**What you are asked to do**.
Repeat exactly the lines from the line with "Output the Python" to the line with "import numpy as np", including both, and leave out any pictures.
--- start of Extracted data ---
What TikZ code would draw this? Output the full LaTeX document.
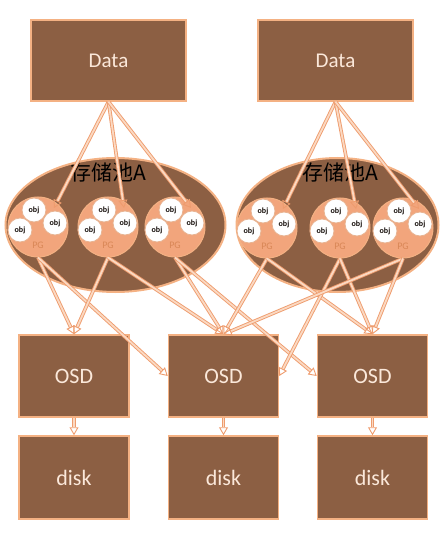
\documentclass[tikz,border=0pt]{standalone}
\usepackage{fontspec}
\setmainfont{Carlito}
\newfontfamily\cjk{Noto Sans CJK SC}
\usetikzlibrary{arrows.meta,calc,shapes.geometric}
\definecolor{brn}{HTML}{8C5F43}
\definecolor{bord}{HTML}{F4B183}
\definecolor{pgfill}{HTML}{F2A57C}
\definecolor{pgtxt}{HTML}{D98757}
\definecolor{arrout}{HTML}{EE9C6E}
\definecolor{arrin}{HTML}{FBD9C2}
\definecolor{txtlight}{HTML}{FBE8DA}
\definecolor{objbord}{HTML}{E8B391}
\tikzset{
  box/.style={draw=bord, line width=1.5pt, fill=brn, minimum width=#1, inner sep=0pt, text=txtlight},
  pool/.style={ellipse, draw=bord, line width=2pt, fill=brn},
  pgc/.style={circle, draw=bord, line width=1pt, fill=pgfill, minimum size=60pt, inner sep=0pt},
  objc/.style={circle, draw=objbord, line width=0.8pt, fill=white, minimum size=24pt, inner sep=0pt, font=\fontsize{8}{9}\selectfont\bfseries, text=black!85!brn},
  pglab/.style={font=\fontsize{10}{11}\selectfont, text=pgtxt},
  arr/.style={draw=arrout, double=arrin, double distance=1.8pt, line width=0.9pt, -{Triangle[open, length=8pt, width=9pt]}},
}
\begin{document}
\begin{tikzpicture}[x=1pt,y=-1pt]
\useasboundingbox (0,0) rectangle (445,534);
% Data boxes
\node[box=155pt, minimum height=81pt, font=\fontsize{21}{23}\selectfont] (dataL) at (108.5,60.5) {Data};
\node[box=155pt, minimum height=81pt, font=\fontsize{21}{23}\selectfont] (dataR) at (335.5,60.5) {Data};
% pools
\node[pool, minimum width=220pt, minimum height=134pt] (poolL) at (115.5,225) {};
\node[pool, minimum width=202pt, minimum height=134pt] (poolR) at (337.5,225) {};
\node[font=\cjk\fontsize{21}{23}\selectfont, text=black] (tL) at (108,172) {存储池A};
\node[font=\cjk\fontsize{21}{23}\selectfont, text=black] (tR) at (340,172) {存储池A};
% PG circles
\foreach \n/\x/\y in {L1/38/227, L2/108/227, L3/175/227, R1/267/228, R2/340/228, R3/403/228}{
  \node[pgc] (\n) at (\x,\y) {};
  \node[objc] (\n a) at ($(\n)+(-4,-17)$) {obj};
  \node[objc] (\n b) at ($(\n)+(-18,3)$) {obj};
  \node[objc] (\n c) at ($(\n)+(17,-4)$) {obj};
  \node[pglab] (\n p) at ($(\n)+(0,18)$) {PG};
  \coordinate (\n t) at ($(\n)+(16,-19)$);
}
% OSD and disk
\foreach \i/\x in {1/74, 2/223.5, 3/372.5}{
  \node[box=110pt, minimum height=82pt, font=\fontsize{22}{24}\selectfont] (osd\i) at (\x,376) {OSD};
  \node[box=110pt, minimum height=83pt, font=\fontsize{22}{24}\selectfont] (disk\i) at (\x,477.5) {disk};
}
% Data -> PG
\foreach \n in {L1,L2,L3}{\draw[arr] (dataL.south) -- (\n t);}
\foreach \n in {R1,R2,R3}{\draw[arr] (dataR.south) -- (\n t);}
% PG -> OSD
\draw[arr] (L1.south) -- (osd1.north);
\draw[arr] (L1.south) -- (osd2.west);
\draw[arr] (L2.south) -- (osd1.north);
\draw[arr] (L2.south) -- (osd2.north);
\draw[arr] (L3.south) -- (osd2.north);
\draw[arr] (L3.south) -- (osd3.west);
\draw[arr] (R1.south) -- (osd2.north);
\draw[arr] (R1.south) -- (osd3.north);
\draw[arr] (R2.south) -- (osd2.east);
\draw[arr] (R2.south) -- (osd3.north);
\draw[arr] (R3.south) -- (osd2.north);
\draw[arr] (R3.south) -- (osd3.north);
% OSD -> disk
\foreach \i in {1,2,3}{\draw[arr] (osd\i.south) -- (disk\i.north);}
\end{tikzpicture}
\end{document}
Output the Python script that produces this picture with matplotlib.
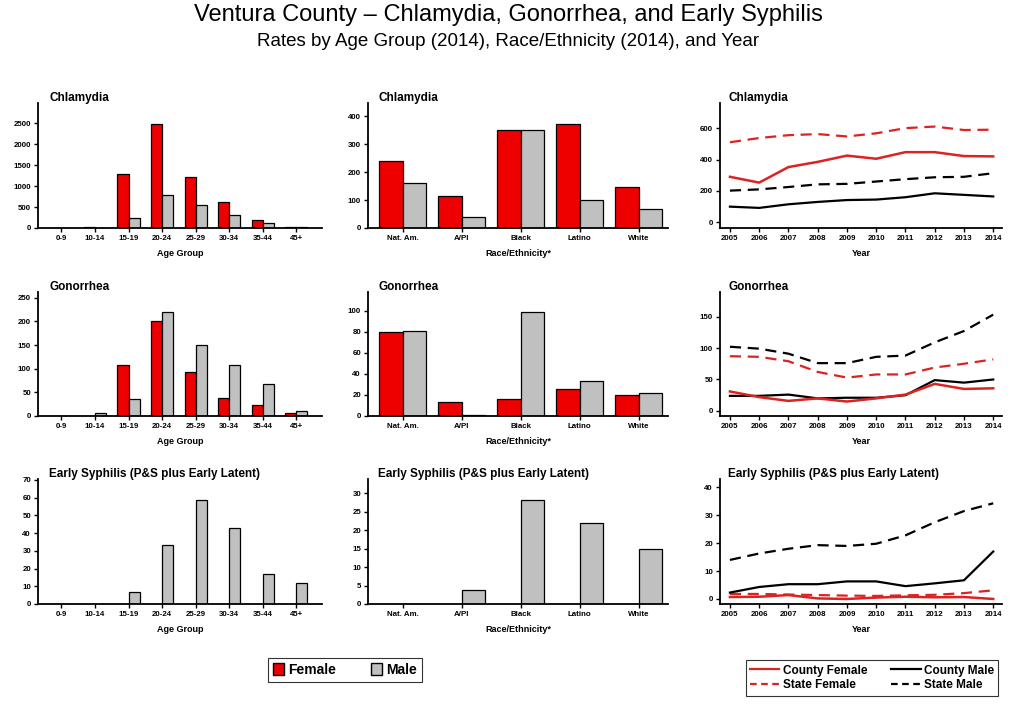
import matplotlib.pyplot as plt
from matplotlib.patches import Patch
from matplotlib.lines import Line2D
import numpy as np

# ---- data ----
age_groups = ["0-9", "10-14", "15-19", "20-24", "25-29", "30-34", "35-44", "45+"]
races = ["Nat. Am.", "A/PI", "Black", "Latino", "White"]
years = [2005, 2006, 2007, 2008, 2009, 2010, 2011, 2012, 2013, 2014]

chl_age_f = [5, 30, 1280, 2480, 1210, 630, 200, 30]
chl_age_m = [5, 5, 230, 790, 560, 310, 110, 25]
chl_race_f = [240, 113, 352, 374, 146]
chl_race_m = [162, 38, 352, 102, 67]
chl_cty_f = [290, 253, 352, 385, 425, 405, 447, 447, 422, 420]
chl_cty_m = [100, 92, 115, 130, 142, 145, 160, 185, 175, 165]
chl_st_f = [510, 537, 555, 562, 547, 567, 600, 610, 588, 590]
chl_st_m = [202, 210, 225, 242, 245, 260, 275, 287, 290, 313]

gon_age_f = [0, 1, 108, 200, 93, 38, 23, 7]
gon_age_m = [0, 7, 35, 219, 151, 107, 67, 10]
gon_race_f = [80, 13, 16, 26, 20]
gon_race_m = [81, 0.5, 99, 33, 22]
gon_cty_f = [31, 22, 16, 20, 15, 20, 26, 43, 35, 36]
gon_cty_m = [24, 24, 26, 20, 21, 21, 25, 49, 45, 50]
gon_st_f = [87, 86, 79, 62, 53, 58, 58, 69, 75, 82]
gon_st_m = [102, 99, 91, 76, 76, 86, 88, 109, 127, 153]

syp_age_f = [0, 0, 0, 0, 0, 0, 0, 0]
syp_age_m = [0, 0, 6.5, 33.5, 58.5, 43, 17, 12]
syp_race_f = [0, 0, 0, 0, 0]
syp_race_m = [0, 3.8, 28.2, 21.9, 14.8]
syp_cty_f = [0.7, 0.8, 1.4, 0.2, 0.0, 0.5, 0.8, 0.6, 0.7, 0.0]
syp_cty_m = [2.3, 4.3, 5.3, 5.3, 6.3, 6.3, 4.6, 5.6, 6.7, 17.0]
syp_st_f = [1.8, 1.8, 1.6, 1.4, 1.2, 1.1, 1.3, 1.5, 2.1, 3.1]
syp_st_m = [14.0, 16.3, 18.0, 19.3, 19.0, 19.8, 22.8, 27.5, 31.5, 34.3]

RED = "#ee0000"
GREY = "#c0c0c0"
FONT = "Liberation Sans"
W, H = 1017, 705

plt.rcParams["font.family"] = [FONT, "DejaVu Sans"]
fig = plt.figure(figsize=(W / 100, H / 100), dpi=100)


def box(left, top, right, bottom):
    return [left / W, 1 - bottom / H, (right - left) / W, (bottom - top) / H]


def style(ax, title, xlabel, ylim, yticks, tx):
    for s in ("top", "right"):
        ax.spines[s].set_visible(False)
    for s in ("left", "bottom"):
        ax.spines[s].set_linewidth(1.3)
    ax.set_ylim(*ylim)
    ax.set_yticks(yticks)
    ax.tick_params(axis="both", labelsize=5.7, length=3, width=1, pad=2)
    for lab in ax.get_xticklabels() + ax.get_yticklabels():
        lab.set_fontweight("bold")
    ax.set_xlabel(xlabel, fontsize=6.5, fontweight="bold", labelpad=5)
    ax.text(tx, 1.04, title, transform=ax.transAxes, fontsize=8.5,
            fontweight="bold", va="center", ha="left")


def bars(ax, cats, fvals, mvals, width, show_f=True):
    x = np.arange(len(cats))
    if show_f:
        ax.bar(x - width / 2, fvals, width, color=RED, edgecolor="black", linewidth=0.9)
    ax.bar(x + width / 2, mvals, width, color=GREY, edgecolor="black", linewidth=0.9)
    ax.set_xticks(x)
    ax.set_xticklabels(cats)
    ax.tick_params(axis="x", length=0, pad=4)


def trends(ax, cf, cm, sf, sm):
    ax.plot(years, sf, color="#dd2222", lw=1.6, ls=(0, (5, 3)))
    ax.plot(years, sm, color="black", lw=1.6, ls=(0, (5, 3)))
    ax.plot(years, cm, color="black", lw=1.6)
    ax.plot(years, cf, color="#dd2222", lw=1.8)
    ax.set_xlim(2004.66, 2014.3)
    ax.set_xticks(years)


rows = [(103, 228), (292, 416), (479, 604)]
cols = [(38, 322), (368, 668), (720, 1002)]
titles = ["Chlamydia", "Gonorrhea", "Early Syphilis (P&S plus Early Latent)"]

age_data = [(chl_age_f, chl_age_m, (0, 2980), [0, 500, 1000, 1500, 2000, 2500]),
            (gon_age_f, gon_age_m, (0, 262), [0, 50, 100, 150, 200, 250]),
            (syp_age_f, syp_age_m, (0, 70.5), [0, 10, 20, 30, 40, 50, 60, 70])]
race_data = [(chl_race_f, chl_race_m, (0, 448), [0, 100, 200, 300, 400]),
             (gon_race_f, gon_race_m, (0, 118), [0, 20, 40, 60, 80, 100]),
             (syp_race_f, syp_race_m, (0, 33.8), [0, 5, 10, 15, 20, 25, 30])]
trend_data = [(chl_cty_f, chl_cty_m, chl_st_f, chl_st_m, (-36, 760), [0, 200, 400, 600]),
              (gon_cty_f, gon_cty_m, gon_st_f, gon_st_m, (-8, 189), [0, 50, 100, 150]),
              (syp_cty_f, syp_cty_m, syp_st_f, syp_st_m, (-1.8, 43), [0, 10, 20, 30, 40])]

for r, (top, bottom) in enumerate(rows):
    # age group
    ax = fig.add_axes(box(cols[0][0], top, cols[0][1], bottom))
    f, m, yl, yt = age_data[r]
    bars(ax, age_groups, f, m, 0.33, show_f=(r < 2))
    ax.set_xlim(-0.7, 7.77)
    style(ax, titles[r], "Age Group", yl, yt, 0.04)

    # race / ethnicity
    ax = fig.add_axes(box(cols[1][0], top, cols[1][1], bottom))
    f, m, yl, yt = race_data[r]
    bars(ax, races, f, m, 0.4, show_f=(r < 2))
    ax.set_xlim(-0.59, 4.5)
    style(ax, titles[r], "Race/Ethnicity*", yl, yt, 0.035)

    # trends by year
    ax = fig.add_axes(box(cols[2][0], top, cols[2][1], bottom))
    cf, cm, sf, sm, yl, yt = trend_data[r]
    trends(ax, cf, cm, sf, sm)
    style(ax, titles[r], "Year", yl, yt, 0.03)

fig.text(0.5, 1 - 15 / H, "Ventura County \u2013 Chlamydia, Gonorrhea, and Early Syphilis",
         ha="center", va="center", fontsize=17)
fig.text(0.5, 1 - 41 / H, "Rates by Age Group (2014), Race/Ethnicity (2014), and Year",
         ha="center", va="center", fontsize=13.5)

leg_font = {"family": ["Liberation Sans Narrow", FONT], "weight": "bold", "size": 10}
h1 = [Patch(facecolor=RED, edgecolor="black"), Patch(facecolor=GREY, edgecolor="black")]
lg1 = fig.legend(h1, ["Female", "Male"], loc="center", bbox_to_anchor=(345 / W, 1 - 670 / H),
                 ncol=2, prop=leg_font, frameon=True, fancybox=False, edgecolor="black",
                 handlelength=0.8, handleheight=0.9, handletextpad=0.3, columnspacing=2.5,
                 borderpad=0.35)
lg1.get_frame().set_linewidth(0.8)

leg_font2 = {"family": ["Liberation Sans Narrow", FONT], "weight": "bold", "size": 8.5}
h2 = [Line2D([], [], color="#dd2222", lw=1.6),
      Line2D([], [], color="#dd2222", lw=1.6, ls=(0, (3, 2))),
      Line2D([], [], color="black", lw=1.6),
      Line2D([], [], color="black", lw=1.6, ls=(0, (3, 2)))]
lg2 = fig.legend(h2, ["County Female", "State Female", "County Male", "State Male"],
                 loc="center", bbox_to_anchor=(872 / W, 1 - 678 / H), ncol=2, prop=leg_font2,
                 frameon=True, fancybox=False, edgecolor="black", handlelength=2.5,
                 handletextpad=0.3, columnspacing=2.0, labelspacing=0.25, borderpad=0.35)
lg2.get_frame().set_linewidth(0.8)

fig.savefig("out.png", dpi=100)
--- end of Extracted data ---
**In response**.
Output the Python script that produces this picture with matplotlib.
import matplotlib.pyplot as plt
from matplotlib.patches import Patch
from matplotlib.lines import Line2D
import numpy as np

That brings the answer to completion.